Acting with Language

Shridhar, Mohit

Acting with Language

Files

Shridhar_washington_0250E_25310.pdf (25.43 MB)

Date

2023-08-14

relationships.isAuthorOf

Shridhar, Mohit

Abstract

How can we imbue robots with the ability to achieve arbitrary goals in novel environments? Language provides a natural interface for guiding robots and abstracting the complexities of the physical world. Previous attempts to guide robots with language often rely on human-designed intermediate representations, such as object detections, categories, poses, and symbolic states. These representations struggle to represent everyday objects, such as deformable shirts, coffee beans, ropes, and cherry stems. One solution that does not require human-designed representations is end-to-end deep learning, which directly maps camera observations to robot actions.
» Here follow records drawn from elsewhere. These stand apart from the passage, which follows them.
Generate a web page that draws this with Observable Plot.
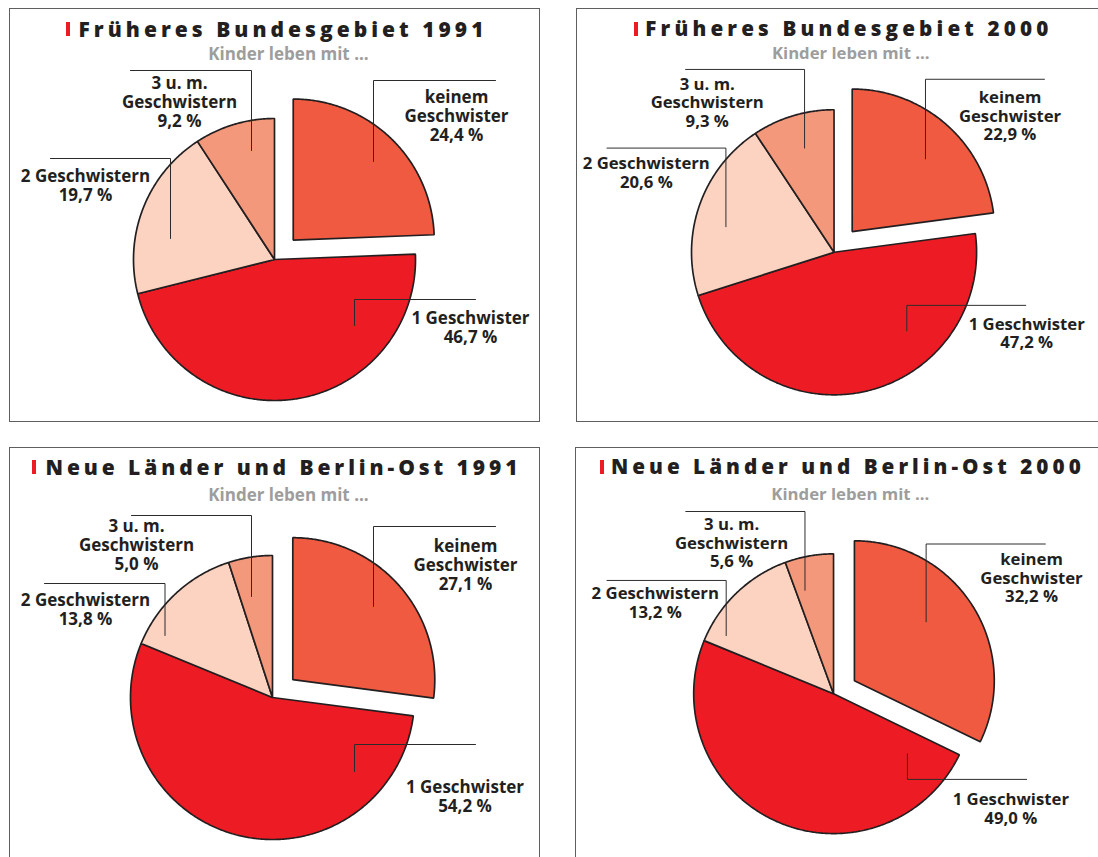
<!DOCTYPE html>
<html><head><meta charset="utf-8">
<script src="https://cdn.jsdelivr.net/npm/d3@7"></script>
<script src="https://cdn.jsdelivr.net/npm/@observablehq/plot@0.6"></script>
<style>
html,body{margin:0;padding:0;background:#fff;overflow:hidden;width:1098px;height:857px;}
#root{position:relative;width:1098px;height:857px;overflow:hidden;font-family:"Open Sans",sans-serif;}
.frame{position:absolute;border:1px solid #5e5e5e;box-sizing:border-box;}
.panel{position:absolute;}
.bar{position:absolute;background:#ed1c24;}
</style></head><body><div id="root"></div>
<script>
// ---- data ----
const categories = ["keinem Geschwister", "1 Geschwister", "2 Geschwistern", "3 u. m. Geschwistern"];
const labelTexts = ["keinem\nGeschwister", "1 Geschwister", "2 Geschwistern", "3 u. m.\nGeschwistern"];
const panelTitles = ["Früheres Bundesgebiet 1991", "Früheres Bundesgebiet 2000", "Neue Länder und Berlin-Ost 1991", "Neue Länder und Berlin-Ost 2000"];
const subtitleText = "Kinder leben mit ...";
const valuesFB1991 = [24.4, 46.7, 19.7, 9.2];
const valuesFB2000 = [22.9, 47.2, 20.6, 9.3];
const valuesNL1991 = [27.1, 54.2, 13.8, 5.0];
const valuesNL2000 = [32.2, 49.0, 13.2, 5.6];
const panelValues = [valuesFB1991, valuesFB2000, valuesNL1991, valuesNL2000];

// ---- style / layout (page pixels) ----
const sliceColors = ["#ef5a40", "#ed1c24", "#fcd3c1", "#f4987b"];
const layouts = [
  {frame:[9,8,531,414], pie:[274,259,141], explode:27, bar:[66,22,4,14], title:[78,36,405], sub:[288,59],
   leaders:[[[373,161],[373,80],[495,80]], [[354,325],[354,299],[475,299]], [[170,238],[170,158],[50,158]], [[251,150],[251,70],[130,70]]],
   labels:[[456,115.5],[470,326.5],[85,185],[179,101]]},
  {frame:[576,8,531,414], pie:[838,256,145], explode:28, bar:[634,22,4,14], title:[646,36,410], sub:[855,59],
   leaders:[[[931,161],[931,80],[1052,80]], [[912,336],[912,310],[1033,310]], [[728,230],[728,150],[607,150]], [[808,150],[808,70],[687,70]]],
   labels:[[1017,117],[1034,338],[647,174.5],[709,103.5]]},
  {frame:[9,447,531,414], pie:[272,697,142], explode:27, bar:[32,460,4,14], title:[45,474,472], sub:[288,500],
   leaders:[[[373,606],[373,526],[495,526]], [[354,771],[354,744],[475,744]], [[164.5,635],[164.5,583],[44,583]], [[251,596],[251,515],[131,515]]],
   labels:[[465,564],[464.5,795.5],[85,608.5],[136,544.5]]},
  {frame:[575,447,531,414], pie:[837,697,142], explode:25, bar:[600,460,4,14], title:[611,474,477], sub:[854,500],
   leaders:[[[931,624],[931,545],[1052,545]], [[912,758],[912,784],[1033,784]], [[728,638],[728,582],[607,582]], [[808,592],[808,512],[687,512]]],
   labels:[[1038,579],[1017,813.5],[656,604.5],[733.5,543.5]]}
];

const fmt = v => v.toFixed(1).replace(".", ",") + " %";
const root = document.getElementById("root");

function slicePolys(values, explodeUnits) {
  const arcs = d3.pie().sort(null).value(d => d)(values);
  return arcs.map((a, i) => {
    const mid = (a.startAngle + a.endAngle) / 2;
    const off = i === 0 ? explodeUnits : 0;
    const ox = off * Math.sin(mid), oy = -off * Math.cos(mid);
    const n = Math.max(2, Math.ceil((a.endAngle - a.startAngle) / (Math.PI / 360)));
    const pts = [{x: ox, y: oy}];
    for (let k = 0; k <= n; k++) {
      const t = a.startAngle + (a.endAngle - a.startAngle) * k / n;
      pts.push({x: ox + Math.sin(t), y: oy - Math.cos(t)});
    }
    return pts;
  });
}

layouts.forEach((L, p) => {
  const [fx, fy, W, H] = L.frame;
  const [cx, cy, R] = L.pie;
  const frame = document.createElement("div");
  frame.className = "frame";
  Object.assign(frame.style, {left: fx + "px", top: fy + "px", width: W + "px", height: H + "px"});
  root.appendChild(frame);

  const ux = px => (px - cx) / R, uy = py => (py - cy) / R;
  const values = panelValues[p];
  const polys = slicePolys(values, L.explode / R);

  const marks = [];
  polys.forEach((pts, i) => {
    marks.push(Plot.line(pts, {x: "x", y: "y", curve: "linear-closed", fill: sliceColors[i],
      stroke: "#231f20", strokeWidth: 1.7, strokeLinejoin: "miter"}));
  });
  L.leaders.forEach(pts => {
    marks.push(Plot.line(pts, {x: d => ux(d[0]), y: d => uy(d[1]), stroke: "#2b2b2b", strokeWidth: 1}));
  });
  const labelData = categories.map((c, i) => ({text: labelTexts[i] + "\n" + fmt(values[i]), x: ux(L.labels[i][0]), y: uy(L.labels[i][1])}));
  marks.push(Plot.text(labelData, {x: "x", y: "y", text: "text", fontSize: 17, fontWeight: 700, lineHeight: 1.12,
    fill: "#231f20", textAnchor: "middle", lineAnchor: "middle"}));
  marks.push(Plot.text([panelTitles[p]], {frameAnchor: "top-left", dx: L.title[0] - fx, dy: L.title[1] - fy,
    textAnchor: "start", lineAnchor: "bottom", fontSize: 21, fontWeight: 800, fill: "#231f20"}));
  marks.push(Plot.text([subtitleText], {frameAnchor: "top-left", dx: L.sub[0] - fx, dy: L.sub[1] - fy,
    textAnchor: "middle", lineAnchor: "bottom", fontSize: 17, fontWeight: 700, fill: "#9d9d9d"}));

  const svg = Plot.plot({
    width: W, height: H, margin: 0,
    x: {domain: [ux(fx), ux(fx + W)], range: [0, W], axis: null},
    y: {domain: [uy(fy), uy(fy + H)], range: [0, H], axis: null},
    style: {background: "transparent", fontFamily: "'Open Sans', sans-serif", overflow: "visible"},
    marks
  });
  d3.select(svg).selectAll("text")
    .filter(function() { return this.textContent === panelTitles[p]; })
    .attr("textLength", L.title[2]).attr("lengthAdjust", "spacing");
  const holder = document.createElement("div");
  holder.className = "panel";
  Object.assign(holder.style, {left: fx + "px", top: fy + "px"});
  holder.appendChild(svg);
  root.appendChild(holder);

  const bar = document.createElement("div");
  bar.className = "bar";
  Object.assign(bar.style, {left: L.bar[0] + "px", top: L.bar[1] + "px", width: L.bar[2] + "px", height: L.bar[3] + "px"});
  root.appendChild(bar);
});
</script></body></html>
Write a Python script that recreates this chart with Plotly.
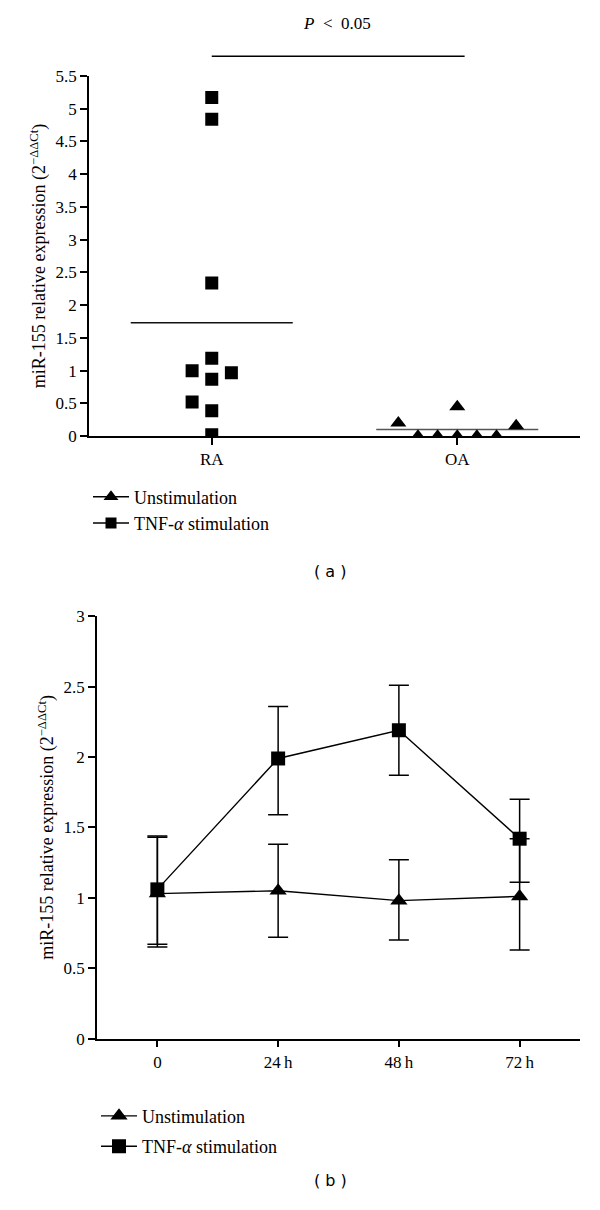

While learning approaches are vastly more expressive than traditional methods, they are severely bottlenecked by the lack of training data in robotics. Training a simple policy could take months of data collection and is not scalable. However, robot data includes spatial symmetries and other structural priors that can be utilized to efficiently learn policies for a wide range of tasks. In this thesis, we present various methods for using language to guide robot actions through end-to-end learning. First, we present ALFRED, a large-scale dataset and benchmark for evaluating agents that follow language instructions in partially-observable household environments. Next, we introduce CLIPort and PerAct, two language-conditioned manipulation frameworks that aim to replicate the success of pre-training large models from vision and language in robotics. These frameworks use spatial priors to efficiently learn action representations from limited data. Lastly, we discuss ALFWorld, a framework for learning “textual policies” in interactive text games, thereby avoiding the visual and physical complexities of interacting with embodied environments. We conclude with a discussion on counterpoints, limitations, and potential future directions for scaling-up robot-learning and butler robots.